Provisioning touches many systems - HLR/HSS or UDM, number portability, inventory, billing, CRM. Under load, one slow hop stalls the others and retries stack up.

The early warnings are easy to miss:

• Orders that “occasionally” duplicate SIM activations after network hiccups.

• Latency that looks fine on average but explodes at p95/p99 for a specific tenant or route.

• Batch jobs with secret business logic to repair edge cases the flow should handle.

Treat these as architectural signals. If a retried request can create a second activation, the system lacks idempotency. If a billing call outage cascades across the stack, you need circuit breakers and backpressure. If a Friday field rename breaks Monday dashboards, your contracts and change path are too loose. The fix is not a bigger thread pool; it’s flow control and clear ownership.

Java Patterns for Call State & Provisioning That Hold

Model state explicitly.

Represent lifecycle as a small machine—INVITE → RINGING → CONNECTED → TERMINATED for calls; Request → Pending → Applied → RolledBack for provisioning. Store transitions with timestamps and correlation IDs; do not infer state from side effects.

Make commands idempotent.

Every write path carries a requestId and scope (e.g., tenant + resource). Keep a dedupe table with TTL so a retried HTTP call or message replay is safe. Consumers are idempotent first, fast second.

Bound retries.

Use retry budgets with jitter to avoid thundering herds. Pair with circuit breakers per downstream (HSS/UDM, number portability, billing, CRM).
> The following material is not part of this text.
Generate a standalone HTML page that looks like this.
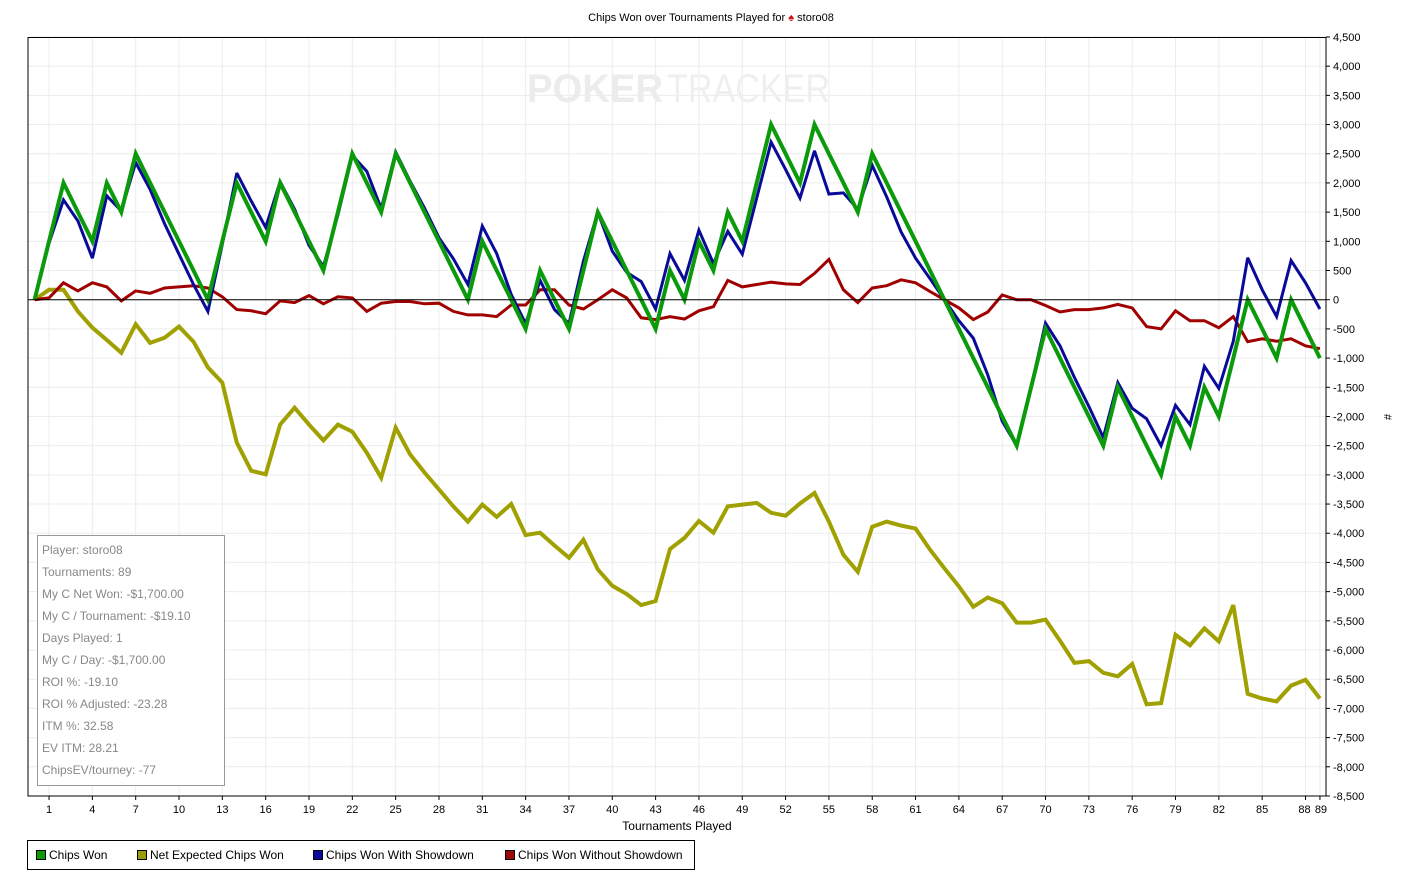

Bulkhead by dependency and, where relevant, by tenant.

Apply backpressure before chasing throughput.

Virtual threads help with concurrency, but limits matter more: bounded queues, per-tenant caps, and shed non-critical traffic under stress. StructuredTaskScope lets you run multi-step workflows with timeouts and cancellations that clean up correctly.

Design compensations.

For multi-system operations, use saga-style steps with clear rollbacks (de-provision SIM if rating fails; revert CRM status if HLR update times out). Keep compensations reversible for a short window to reduce fear during incidents.

Version your APIs.

Publish deprecation windows and ship contract tests in CI. A thin consumer test that hits a mock of your public API would have caught that Friday rename. With versioned endpoints and typed contracts, migrations stop being fire drills.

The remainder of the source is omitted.